In fact, the developer could have chosen to demolish “that day” when they were first at city hall to apply for the rezoning. But they didn’t go that route, and they don’t want to, explained Ryan Anderson of OTG Developments, who was answering questions on behalf of the developer.

Instead of tearing down the old home right off the bat, they offered the house up on Craigslist, free to anyone that could pay the approximate $50,000 cost to move it, depending on the distance.

Since then, there has been some “active” interest expressed in moving the house, Anderson announced at the meeting, and they also obtained a quote for salvaging some of the materials upon dismantling.

Laura Reid of Heritage Chilliwack thanked the developer for choosing not to “instantly” demolish it, and asked if the historic house could be incorporated into the new development, by keeping it where it is and building around it.

But that options wasn’t viewed as financially feasible.

“Our goal is two-fold. We want to move the project forward, and we want to do the right thing,” Anderson said after the meeting.

Some materials could be salvaged during the dismantling, and they would be donated to Habitat for Humanity.

“So we are doing everything we can to avoid demolition,” Anderson said. “There are some creative alternatives being discussed.”

The worst-case scenario might involve something like carefully salvaging materials after moving the house, and incorporating some of them, like the stately old staircase or the floor boards, into the new apartment building, he said. There are tax incentives that come with that type of option. Or they could call the complex, The Paisley Apartments as another example.

“We’re very open to looking at that, or ways to pay homage to the history of the street,” Anderson noted.

There are many different ways to preserve the history, he said.

Mayor Ken Popove asked about the current state of the old house.

“It would be very expensive to renovate,” Anderson replied. It’s not in great condition, even though the renter who is a handy man has done some repairs, he said.

Coun. Jeff Shields asked during the hearing if the developer would be open to paying for some of the moving costs, given that they’d be saving on the demolition, and got the response that it was definitely a possibility.
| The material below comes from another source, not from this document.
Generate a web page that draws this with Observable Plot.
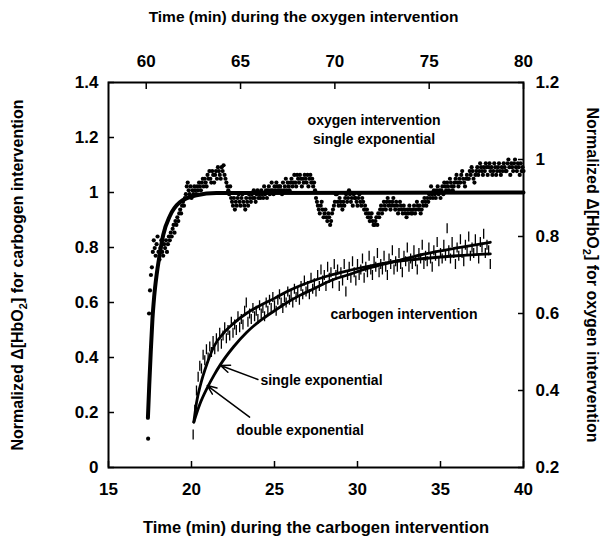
<!DOCTYPE html>
<html><head><meta charset="utf-8">
<script src="https://cdn.jsdelivr.net/npm/d3@7"></script>
<script src="https://cdn.jsdelivr.net/npm/@observablehq/plot@0.6"></script>
<style>body{margin:0;background:#fff}</style>
</head><body><div id="chart"></div>
<script>
// ---- axes (carbogen = bottom/left, oxygen = top/right) ----
const carbogenXTicks = [15, 20, 25, 30, 35, 40];
const carbogenYTicks = [0, 0.2, 0.4, 0.6, 0.8, 1, 1.2, 1.4];
const oxygenXTicks = [60, 65, 70, 75, 80];
const oxygenYTicks = [0.2, 0.4, 0.6, 0.8, 1, 1.2];
const carbogenXDomain = [15, 40];
const carbogenYDomain = [0, 1.4];
const oxygenXDomain = [58, 80];
const oxygenYDomain = [0.2, 1.2];

// ---- oxygen intervention data (time in min, normalized value, right axis units) ----
const oxygenStart = 60.1, oxygenStep = 0.05;
const oxygenValues = [
  0.275,0.60,0.66,0.70,0.72,0.76,0.79,0.77,0.75,0.78,0.80,0.76,0.74,0.77,0.79,0.76,0.75,0.78,0.77,0.79,
  0.76,0.78,0.80,0.79,0.81,0.80,0.82,0.83,0.81,0.84,0.83,0.85,0.84,0.86,0.87,0.86,0.88,0.89,0.88,0.90,
  0.91,0.93,0.94,0.92,0.91,0.93,0.90,0.92,0.91,0.93,0.92,0.91,0.93,0.92,0.94,0.93,0.92,0.94,0.95,0.93,
  0.95,0.94,0.93,0.96,0.95,0.97,0.95,0.94,0.97,0.96,0.94,0.96,0.97,0.95,0.98,0.97,0.96,0.95,0.98,0.97,
  0.985,0.96,0.95,0.94,0.93,0.92,0.91,0.93,0.90,0.89,0.88,0.90,0.87,0.89,0.88,0.90,0.91,0.89,0.88,0.90,
  0.91,0.89,0.88,0.87,0.90,0.89,0.88,0.91,0.90,0.89,0.91,0.90,0.92,0.90,0.89,0.91,0.92,0.90,0.91,0.90,
  0.92,0.91,0.90,0.93,0.91,0.92,0.90,0.92,0.93,0.91,0.92,0.94,0.92,0.91,0.93,0.92,0.94,0.93,0.92,0.93,
  0.93,0.92,0.91,0.94,0.92,0.93,0.95,0.92,0.94,0.93,0.92,0.94,0.95,0.93,0.94,0.96,0.94,0.93,0.96,0.95,
  0.94,0.96,0.95,0.93,0.95,0.94,0.96,0.95,0.94,0.96,0.93,0.95,0.96,0.94,0.95,0.93,0.94,0.92,0.90,0.89,
  0.88,0.87,0.86,0.88,0.89,0.87,0.85,0.86,0.87,0.85,0.84,0.86,0.85,0.83,0.84,0.86,0.87,0.88,0.89,0.91,
  0.91,0.89,0.88,0.90,0.89,0.88,0.87,0.89,0.88,0.90,0.91,0.89,0.90,0.92,0.91,0.89,0.90,0.88,0.91,0.90,
  0.90,0.89,0.88,0.90,0.91,0.89,0.88,0.90,0.89,0.87,0.88,0.86,0.87,0.85,0.86,0.84,0.85,0.86,0.84,0.83,
  0.83,0.84,0.85,0.83,0.86,0.85,0.87,0.88,0.86,0.87,0.89,0.88,0.87,0.89,0.90,0.88,0.89,0.87,0.88,0.89,
  0.90,0.88,0.87,0.89,0.88,0.86,0.87,0.89,0.88,0.87,0.86,0.88,0.87,0.86,0.85,0.87,0.86,0.88,0.87,0.86,
  0.86,0.87,0.88,0.86,0.87,0.89,0.88,0.87,0.88,0.86,0.87,0.89,0.88,0.90,0.89,0.88,0.90,0.89,0.91,0.90,
  0.93,0.91,0.90,0.92,0.91,0.90,0.92,0.93,0.91,0.92,0.90,0.92,0.93,0.91,0.94,0.93,0.92,0.94,0.93,0.92,
  0.95,0.94,0.93,0.92,0.93,0.94,0.95,0.96,0.94,0.93,0.95,0.94,0.96,0.97,0.95,0.94,0.93,0.95,0.96,0.95,
  0.95,0.97,0.96,0.98,0.97,0.95,0.94,0.96,0.97,0.98,0.96,0.97,0.99,0.98,0.97,0.96,0.98,0.97,0.99,0.98,
  0.96,0.98,0.99,0.97,0.98,0.96,0.97,0.99,0.98,0.96,0.97,0.98,0.99,0.97,0.96,0.98,0.97,0.99,0.98,0.97,
  0.97,0.99,1.00,0.98,0.96,0.99,0.98,0.97,0.99,1.00,0.98,0.97,0.99,0.98,0.96,0.99,0.97,0.98,0.97
];
// oxygen single-exponential fit
const oxygenFitTime  = [60.09,60.16,60.24,60.33,60.42,60.55,60.68,60.90,61.26,61.78,62.66,63.72,80];
const oxygenFitValue = [0.329,0.414,0.500,0.586,0.643,0.700,0.743,0.804,0.854,0.889,0.907,0.913,0.914];

// ---- carbogen intervention data (left axis units) ----
const carbogenStart = 20.1, carbogenStep = 0.1;
const carbogenValues = [
  0.12,0.21,0.28,0.33,0.37,0.36,0.41,0.39,0.43,0.40,
  0.44,0.42,0.46,0.43,0.47,0.44,0.49,0.45,0.48,0.51,
  0.47,0.50,0.48,0.53,0.49,0.52,0.50,0.55,0.51,0.54,
  0.52,0.57,0.60,0.53,0.56,0.54,0.58,0.55,0.57,0.54,
  0.59,0.56,0.58,0.55,0.60,0.57,0.61,0.58,0.62,0.59,
  0.57,0.61,0.63,0.60,0.58,0.62,0.60,0.64,0.61,0.63,
  0.60,0.65,0.62,0.64,0.61,0.66,0.63,0.68,0.64,0.66,
  0.63,0.69,0.65,0.67,0.64,0.70,0.66,0.72,0.68,0.70,
  0.66,0.73,0.69,0.71,0.67,0.74,0.70,0.72,0.66,0.71,
  0.68,0.74,0.64,0.70,0.73,0.69,0.75,0.71,0.68,0.74,
  0.70,0.72,0.76,0.69,0.73,0.71,0.77,0.72,0.70,0.75,
  0.73,0.78,0.71,0.74,0.72,0.77,0.73,0.70,0.76,0.74,
  0.79,0.72,0.75,0.73,0.78,0.74,0.71,0.77,0.75,0.80,
  0.73,0.76,0.74,0.79,0.75,0.72,0.78,0.76,0.81,0.74,
  0.77,0.75,0.80,0.76,0.73,0.79,0.77,0.82,0.75,0.78,
  0.76,0.81,0.77,0.87,0.79,0.76,0.82,0.78,0.74,0.80,
  0.77,0.83,0.78,0.75,0.81,0.79,0.84,0.77,0.80,0.78,
  0.83,0.79,0.76,0.82,0.80,0.85,0.78,0.81,0.79,0.74
];
// carbogen fits
const doubleFitTime  = [20.14,20.3,20.54,20.95,21.35,21.95,22.55,23.3,24.16,25.0,25.76,26.5,27.37,28.4,29.4,30.5,32.4,34,36,38];
const doubleFitValue = [0.165,0.235,0.30,0.38,0.44,0.49,0.525,0.56,0.59,0.615,0.64,0.66,0.68,0.70,0.715,0.73,0.75,0.76,0.77,0.777];
const singleFitTime  = [20.14,20.5,20.95,21.35,21.75,22.55,23.3,24.16,25.0,25.76,26.5,27.37,28.4,29.4,30.5,32.4,34,36,38];
const singleFitValue = [0.165,0.23,0.29,0.335,0.375,0.44,0.49,0.535,0.57,0.60,0.625,0.65,0.68,0.70,0.722,0.752,0.776,0.799,0.819];

// ---- texts ----
const topTitle = "Time (min) during the oxygen intervention";
const bottomTitle = "Time (min) during the carbogen intervention";
const leftTitle = "Normalized \u0394[HbO2] for carbogen intervention";
const rightTitle = "Normalized \u0394[HbO2] for oxygen intervention";
const centerNotes = [
  {label: "oxygen intervention", t: 31.0, v: 1.262},
  {label: "single exponential", t: 31.0, v: 1.193}
];
const startNotes = [
  {label: "carbogen intervention", t: 28.37, v: 0.556},
  {label: "single exponential", t: 24.15, v: 0.316},
  {label: "double exponential", t: 22.7, v: 0.135}
];
const arrows = [
  {t1: 24.0, v1: 0.32, t2: 21.75, v2: 0.371},
  {t1: 23.5, v1: 0.183, t2: 20.95, v2: 0.298}
];

// ---- mapping of the oxygen axes onto the carbogen scales ----
const oxT = t => carbogenXDomain[0] + (t - oxygenXDomain[0]) * (carbogenXDomain[1] - carbogenXDomain[0]) / (oxygenXDomain[1] - oxygenXDomain[0]);
const oxTinv = x => oxygenXDomain[0] + (x - carbogenXDomain[0]) * (oxygenXDomain[1] - oxygenXDomain[0]) / (carbogenXDomain[1] - carbogenXDomain[0]);
const oxV = v => carbogenYDomain[0] + (v - oxygenYDomain[0]) * (carbogenYDomain[1] - carbogenYDomain[0]) / (oxygenYDomain[1] - oxygenYDomain[0]);
const oxVinv = y => oxygenYDomain[0] + (y - carbogenYDomain[0]) * (oxygenYDomain[1] - oxygenYDomain[0]) / (carbogenYDomain[1] - carbogenYDomain[0]);

const oxygen = oxygenValues.map((v, i) => ({t: oxygenStart + i * oxygenStep, v}));
const oxygenFit = oxygenFitTime.map((t, i) => ({t, v: oxygenFitValue[i]}));
const carbogen = carbogenValues.map((v, i) => ({t: carbogenStart + i * carbogenStep, v}));
const doubleFit = doubleFitTime.map((t, i) => ({t, v: doubleFitValue[i]}));
const singleFit = singleFitTime.map((t, i) => ({t, v: singleFitValue[i]}));

const dash = {draw(ctx, size) { const r = Math.sqrt(size / Math.PI); ctx.moveTo(0, -r); ctx.lineTo(0, r); }};
const fmt = d => String(+(+d).toFixed(1));
const font = "'Liberation Sans', Arial, Helvetica, sans-serif";

const svg = Plot.plot({
  width: 600, height: 537,
  marginLeft: 108, marginRight: 77, marginTop: 82, marginBottom: 70,
  x: {domain: carbogenXDomain},
  y: {domain: carbogenYDomain},
  style: {fontFamily: font, fontWeight: "bold", color: "black", background: "white", overflow: "visible"},
  marks: [
    Plot.dot(carbogen, {x: "t", y: "v", symbol: dash, r: 5, stroke: "black", strokeWidth: 1.3, fill: "none"}),
    Plot.dot(oxygen, {x: d => oxT(d.t), y: d => oxV(d.v), r: 2.1, fill: "black"}),
    Plot.line(oxygenFit, {x: d => oxT(d.t), y: d => oxV(d.v), stroke: "black", strokeWidth: 4, curve: "monotone-x"}),
    Plot.line(doubleFit, {x: "t", y: "v", stroke: "black", strokeWidth: 2.8, curve: "monotone-x"}),
    Plot.line(singleFit, {x: "t", y: "v", stroke: "black", strokeWidth: 2.8, curve: "monotone-x"}),
    Plot.arrow(arrows, {x1: "t1", y1: "v1", x2: "t2", y2: "v2", stroke: "black", strokeWidth: 1.5, headLength: 10, headAngle: 45}),
    Plot.frame({stroke: "black", strokeWidth: 2}),
    Plot.axisX(carbogenXTicks, {anchor: "bottom", tickSize: -6, tickPadding: 21, tickFormat: d => String(d), fontSize: 17, strokeWidth: 1.5, label: null}),
    Plot.axisY(carbogenYTicks, {anchor: "left", tickSize: -6, tickPadding: 16, tickFormat: fmt, fontSize: 17, strokeWidth: 1.5, label: null}),
    Plot.axisX(oxygenXTicks.map(oxT), {anchor: "top", tickSize: -6, tickPadding: 22, tickFormat: d => String(Math.round(oxTinv(d))), fontSize: 17, strokeWidth: 1.5, label: null}),
    Plot.axisY(oxygenYTicks.map(oxV), {anchor: "right", tickSize: -6, tickPadding: 18, tickFormat: d => fmt(oxVinv(d)), fontSize: 17, strokeWidth: 1.5, label: null}),
    Plot.text(centerNotes, {x: "t", y: "v", text: "label", textAnchor: "middle", fontSize: 14, fontWeight: "bold", fill: "black"}),
    Plot.text(startNotes, {x: "t", y: "v", text: "label", textAnchor: "start", fontSize: 14, fontWeight: "bold", fill: "black"}),
    Plot.text([topTitle], {text: d => d, frameAnchor: "top-left", dx: 195, dy: -65, textAnchor: "middle", lineAnchor: "middle", fontSize: 15.5, fontWeight: "bold"}),
    Plot.text([bottomTitle], {text: d => d, frameAnchor: "bottom", dy: 60, textAnchor: "middle", lineAnchor: "middle", fontSize: 16.5, fontWeight: "bold"}),
    Plot.text([leftTitle], {text: d => d, frameAnchor: "left", dx: -91, rotate: -90, textAnchor: "middle", lineAnchor: "middle", fontSize: 16, fontWeight: "bold"}),
    Plot.text([rightTitle], {text: d => d, frameAnchor: "right", dx: 69, rotate: 90, textAnchor: "middle", lineAnchor: "middle", fontSize: 16, fontWeight: "bold"})
  ]
});

// subscript 2 in HbO2
d3.select(svg).selectAll("text").each(function() {
  const s = this.textContent;
  if (s.includes("HbO2") && this.childElementCount === 0) {
    const [a, b] = s.split("HbO2");
    this.textContent = "";
    const t = d3.select(this);
    t.append("tspan").text(a + "HbO");
    t.append("tspan").attr("dy", 4).attr("font-size", 11).text("2");
    t.append("tspan").attr("dy", -4).text(b);
  }
});
document.getElementById("chart").appendChild(svg);
</script>
</body></html>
The ballpark estimate was $28,000 for demolition costs, versus $45,000 to $55,000 in moving costs. So it might only cost someone about $22,000 in the end to move the house, if the $28,000 demolition costs were subtracted from the total.

Resident Chelsea Cromarty said that council should put these decisions about heritage homes “on hold” until the Heritage Advisory Committee can get going. She also said she felt the “impetus” shouldn’t always be on the community to come up with creative solutions to preserve Chilliwack’s heritage and history.

The Paisley House has “heritage interest” according to the 1991 Heritage Inventory, but it is not a legally protected under the Local Government Act, because that requires application for heritage status by property owners.

READ MORE: Preserving Chilliwack’s built form

Jerry Britton, who lives across from the Paisley house, said they don’t want to see apartment there in their area featuring single-family homes.

“It’s like dropping a box into our neighbourhood,” she said.

One speaker, the first to stand up, said he was asked for feedback about the style of the building, not the heritage aspects, and said the idea for a four-storey condo building was “ridiculous,” citing privacy concerns among others.

It would be the first apartments in the area, but situated in an area eyed specifically for infilling.

“This neighbourhood will be built out,” Anderson said. “This is what the OCP supports.”

But on the topic of privacy and balconies, they’d look at it, if it would ease the transition, but there were no firm plans about the balconies yet since there was no building plans in place yet, which are part of the development permit process.

Anderson estimated there would be a minimum of four months, maybe six months to finalize either plans to move the house, or salvage some of the historic components. That gives them some time to come up with the best option.

“As a result of discussions we’ve had, it could set the stage for the future, and determine the way council deals with heritage houses down the line,” Anderson said.

Coun. Chris Kloot, who voted against the rezoning, said he really struggled with this proposal, since heritage was in dwindling supply, and felt he couldn’t “sleep well” unless he did something to preserve one of “the old-timers” as he called the heritage houses.

Coun. Bud Mercer, who is the chair of the new Heritage Advisory Committee, also voted against the rezoning, saying he wasn’t inclined to agree.